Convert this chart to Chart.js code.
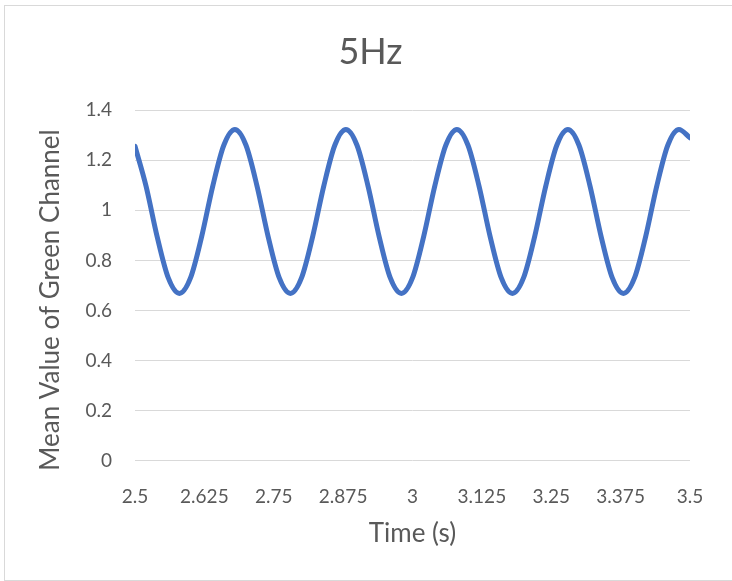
<!DOCTYPE html>
<html>
<head>
<meta charset="utf-8">
<script src="https://cdn.jsdelivr.net/npm/chart.js@4/dist/chart.umd.min.js"></script>
<style>
  html, body { margin: 0; padding: 0; background: #fff; overflow: hidden; }
  #wrap {
    position: absolute; left: 4px; top: 5px;
    width: 731px; height: 574px;
    border: 1px solid #d9d9d9;
  }
</style>
</head>
<body>
<div id="wrap"><canvas id="chart" width="731" height="574"></canvas></div>
<script>
// time (s) and mean green value
const times = [
    2.50, 2.52, 2.54, 2.56, 2.58, 2.60, 2.62, 2.64, 2.66, 2.68,
    2.70, 2.72, 2.74, 2.76, 2.78, 2.80, 2.82, 2.84, 2.86, 2.88,
    2.90, 2.92, 2.94, 2.96, 2.98, 3.00, 3.02, 3.04, 3.06, 3.08,
    3.10, 3.12, 3.14, 3.16, 3.18, 3.20, 3.22, 3.24, 3.26, 3.28,
    3.30, 3.32, 3.34, 3.36, 3.38, 3.40, 3.42, 3.44, 3.46, 3.48,
    3.50
];
const greenMean = [
    1.256, 1.096, 0.894, 0.730, 0.668, 0.730, 0.894, 1.096, 1.260, 1.323,
    1.260, 1.096, 0.894, 0.730, 0.668, 0.730, 0.894, 1.096, 1.260, 1.323,
    1.260, 1.096, 0.894, 0.730, 0.668, 0.730, 0.894, 1.096, 1.260, 1.323,
    1.260, 1.096, 0.894, 0.730, 0.668, 0.730, 0.894, 1.096, 1.260, 1.323,
    1.260, 1.096, 0.894, 0.730, 0.668, 0.730, 0.894, 1.096, 1.260, 1.323,
    1.290
];
const xTicks = [2.5, 2.625, 2.75, 2.875, 3, 3.125, 3.25, 3.375, 3.5];
const yTicks = [0, 0.2, 0.4, 0.6, 0.8, 1, 1.2, 1.4];

const textColor = '#595959';
const fontFamily = 'Lato, "Open Sans", sans-serif';

// y axis title drawn by hand so it can sit where Excel puts it
const yTitlePlugin = {
    id: 'yTitle',
    afterDraw(chart) {
        const ctx = chart.ctx;
        ctx.save();
        ctx.translate(46, 294);
        ctx.rotate(-Math.PI / 2);
        ctx.font = '26px ' + fontFamily;
        ctx.fillStyle = textColor;
        ctx.textAlign = 'center';
        ctx.textBaseline = 'middle';
        ctx.fillText('Mean Value of Green Channel', 0, 0);
        ctx.restore();
    }
};

const ctx = document.getElementById('chart').getContext('2d');
new Chart(ctx, {
    type: 'line',
    data: {
        datasets: [{
            data: times.map((t, i) => ({ x: t, y: greenMean[i] })),
            borderColor: '#4472C4',
            borderWidth: 5,
            borderCapStyle: 'round',
            borderJoinStyle: 'round',
            pointRadius: 0,
            cubicInterpolationMode: 'monotone',
            fill: false
        }]
    },
    options: {
        responsive: false,
        animation: false,
        layout: { padding: 0 },
        plugins: {
            legend: { display: false },
            tooltip: { enabled: false },
            title: {
                display: true,
                text: '5Hz',
                color: textColor,
                font: { family: fontFamily, size: 36, weight: 'normal' },
                padding: { top: 25, bottom: 36 }
            }
        },
        scales: {
            x: {
                type: 'linear',
                min: 2.5,
                max: 3.5,
                afterBuildTicks: s => { s.ticks = xTicks.map(v => ({ value: v })); },
                afterFit: s => { s.height = 119.3; },
                grid: { display: false },
                border: { display: false },
                ticks: {
                    color: textColor,
                    font: { family: fontFamily, size: 19 },
                    padding: 17,
                    maxRotation: 0,
                    autoSkip: false,
                    callback: v => String(v)
                },
                title: {
                    display: true,
                    text: 'Time (s)',
                    color: textColor,
                    font: { family: fontFamily, size: 26 },
                    padding: { top: 0, bottom: 31 }
                }
            },
            y: {
                min: 0,
                max: 1.4,
                afterBuildTicks: s => { s.ticks = yTicks.map(v => ({ value: v })); },
                afterFit: s => { s.width = 130; },
                grid: { color: '#d9d9d9', lineWidth: 1, drawTicks: false },
                border: { display: false },
                ticks: {
                    color: textColor,
                    font: { family: fontFamily, size: 19 },
                    padding: 23,
                    callback: v => String(v)
                }
            },
            // empty right-hand spacer so the title stays centred on the whole chart
            yRight: {
                position: 'right',
                min: 0,
                max: 1,
                afterFit: s => { s.width = 46; },
                grid: { display: false },
                border: { display: false },
                ticks: { display: false }
            }
        }
    },
    plugins: [yTitlePlugin]
});
</script>
</body>
</html>
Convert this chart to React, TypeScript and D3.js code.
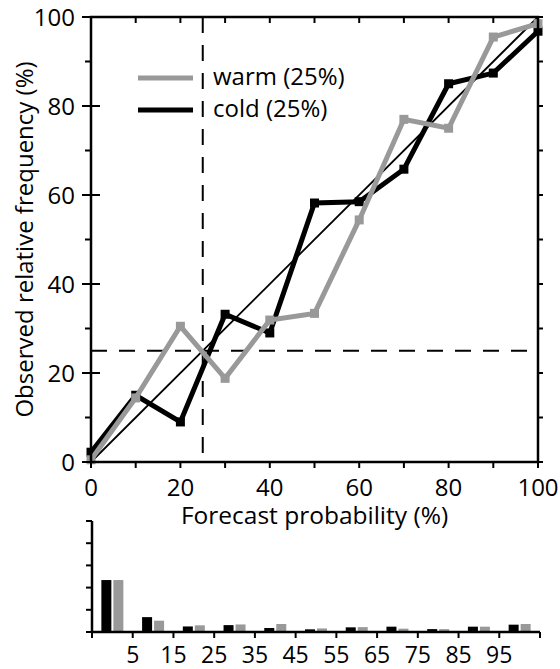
import React from 'react';
import * as d3 from 'd3';

// ---------- data ----------
const forecastBins = [0, 10, 20, 30, 40, 50, 60, 70, 80, 90, 100];
const coldObserved = [2.2, 15, 9, 33.2, 29, 58.2, 58.5, 65.8, 85, 87.4, 96.8];
const warmObserved = [0.5, 14.4, 30.5, 18.8, 31.9, 33.4, 54.4, 77, 75, 95.5, 98.5];
const coldCounts = [23.4, 6.7, 2.5, 3.1, 1.8, 1.2, 2.1, 2.4, 1.3, 2.4, 3.3];
const warmCounts = [23.4, 5.1, 3.0, 3.4, 3.6, 1.6, 2.2, 1.5, 1.3, 2.4, 3.6];
const mainTickLabels = [0, 20, 40, 60, 80, 100];
const minorTicks = [10, 30, 50, 70, 90];
const histTickValues = [-5, 5, 15, 25, 35, 45, 55, 65, 75, 85, 95, 105];
const histTickLabels = [5, 15, 25, 35, 45, 55, 65, 75, 85, 95];
const histYTicks = [0, 10, 20, 30, 40, 50];
const climatology = 25;
const legendItems = [
  { label: 'warm (25%)', color: '#999999' },
  { label: 'cold (25%)', color: '#000000' },
];

const FONT = '"Open Sans", sans-serif';
const GRAY = '#999999';

export default function App() {
  const left = 91, right = 538, top = 17, bottom = 462;
  const x = d3.scaleLinear().domain([0, 100]).range([left, right]);
  const y = d3.scaleLinear().domain([0, 100]).range([bottom, top]);

  const hx = d3.scaleLinear().domain([-5, 105]).range([92, 540]);
  const hy = d3.scaleLinear().domain([0, 50]).range([632, 521]);

  const line = d3
    .line<[number, number]>()
    .x((d) => x(d[0]))
    .y((d) => y(d[1]));

  const coldPts: [number, number][] = forecastBins.map((b, i) => [b, coldObserved[i]]);
  const warmPts: [number, number][] = forecastBins.map((b, i) => [b, warmObserved[i]]);
  const allTicks = d3.range(0, 101, 10);
  const ms = 9;

  return (
    <svg
      width={560}
      height={669}
      style={{ position: 'absolute', left: 0, top: 0, background: '#fff' }}
      fontFamily={FONT}
    >
      {/* reference lines */}
      <line x1={x(climatology)} x2={x(climatology)} y1={y(100)} y2={y(0)} stroke="#000" strokeWidth={2} strokeDasharray="16,12" />
      <line x1={x(0)} x2={x(100)} y1={y(climatology)} y2={y(climatology)} stroke="#000" strokeWidth={2} strokeDasharray="16,12" />
      <path d={line([[0, 0], [100, 100]]) || ''} stroke="#000" strokeWidth={1.8} fill="none" />

      {/* series */}
      <path d={line(coldPts) || ''} stroke="#000" strokeWidth={5} fill="none" strokeLinejoin="miter" />
      {coldPts.map((p, i) => (
        <rect key={'c' + i} x={x(p[0]) - ms / 2} y={y(p[1]) - ms / 2} width={ms} height={ms} fill="#000" />
      ))}
      <path d={line(warmPts) || ''} stroke={GRAY} strokeWidth={5} fill="none" strokeLinejoin="miter" />
      {warmPts.map((p, i) => (
        <rect key={'w' + i} x={x(p[0]) - ms / 2} y={y(p[1]) - ms / 2} width={ms} height={ms} fill={GRAY} />
      ))}

      {/* frame */}
      <rect x={left} y={top} width={right - left} height={bottom - top} fill="none" stroke="#000" strokeWidth={2.5} />
      {allTicks.map((t) => (
        <line key={'bt' + t} x1={x(t)} x2={x(t)} y1={bottom} y2={bottom + 6} stroke="#000" strokeWidth={2} />
      ))}
      {allTicks.map((t) => (
        <line key={'tt' + t} x1={x(t)} x2={x(t)} y1={top} y2={top + 6} stroke="#000" strokeWidth={2} />
      ))}
      {allTicks.map((t) => (
        <line key={'rt' + t} x1={right} x2={right + 5} y1={y(t)} y2={y(t)} stroke="#000" strokeWidth={2} />
      ))}
      {mainTickLabels.map((t) => (
        <line key={'lm' + t} x1={left - 9} x2={left + 9} y1={y(t)} y2={y(t)} stroke="#000" strokeWidth={2} />
      ))}
      {minorTicks.map((t) => (
        <line key={'ln' + t} x1={left - 6} x2={left} y1={y(t)} y2={y(t)} stroke="#000" strokeWidth={2} />
      ))}
      {/* tick labels */}
      {mainTickLabels.map((t) => (
        <text key={'yl' + t} x={75} y={y(t)} dy="0.36em" textAnchor="end" fontSize={24} fill="#000">
          {t}
        </text>
      ))}
      {mainTickLabels.map((t) => (
        <text key={'xl' + t} x={x(t)} y={496} textAnchor="middle" fontSize={24} fill="#000">
          {t}
        </text>
      ))}
      <text x={(left + right) / 2} y={524} textAnchor="middle" fontSize={24.5} fill="#000">
        Forecast probability (%)
      </text>
      <text transform={`translate(33, ${(top + bottom) / 2}) rotate(-90)`} textAnchor="middle" fontSize={24} fill="#000">
        Observed relative frequency (%)
      </text>

      {/* legend */}
      {legendItems.map((it, i) => {
        const ly = 78 + i * 32;
        return (
          <g key={it.label}>
            <line x1={138} x2={193} y1={ly} y2={ly} stroke={it.color} strokeWidth={5} />
            <text x={213} y={ly + 7} fontSize={24} fill="#000">
              {it.label}
            </text>
          </g>
        );
      })}

      {/* histogram */}
      {forecastBins.map((b, i) => (
        <g key={'h' + b}>
          <rect x={hx(b) - 11} y={hy(coldCounts[i])} width={10} height={hy(0) - hy(coldCounts[i])} fill="#000" />
          <rect x={hx(b) + 1} y={hy(warmCounts[i])} width={10} height={hy(0) - hy(warmCounts[i])} fill={GRAY} />
        </g>
      ))}
      <line x1={hx(-5)} x2={hx(105)} y1={hy(0)} y2={hy(0)} stroke="#000" strokeWidth={2.5} />
      <line x1={hx(-5)} x2={hx(-5)} y1={hy(0)} y2={hy(50)} stroke="#000" strokeWidth={2.5} />
      {histYTicks.map((t) => (
        <line key={'hy' + t} x1={hx(-5) - 6} x2={hx(-5)} y1={hy(t)} y2={hy(t)} stroke="#000" strokeWidth={2} />
      ))}
      {histTickValues.map((t) => (
        <line key={'hx' + t} x1={hx(t)} x2={hx(t)} y1={hy(0)} y2={hy(0) + 6} stroke="#000" strokeWidth={2} />
      ))}
      {histTickLabels.map((t) => (
        <text key={'hl' + t} x={hx(t)} y={663} textAnchor="middle" fontSize={23} fill="#000">
          {t}
        </text>
      ))}
    </svg>
  );
}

**Job**
Using the records above, copy each line that contains "code".

**Task answer**
Convert this chart to Chart.js code.
Convert this chart to React, TypeScript and D3.js code.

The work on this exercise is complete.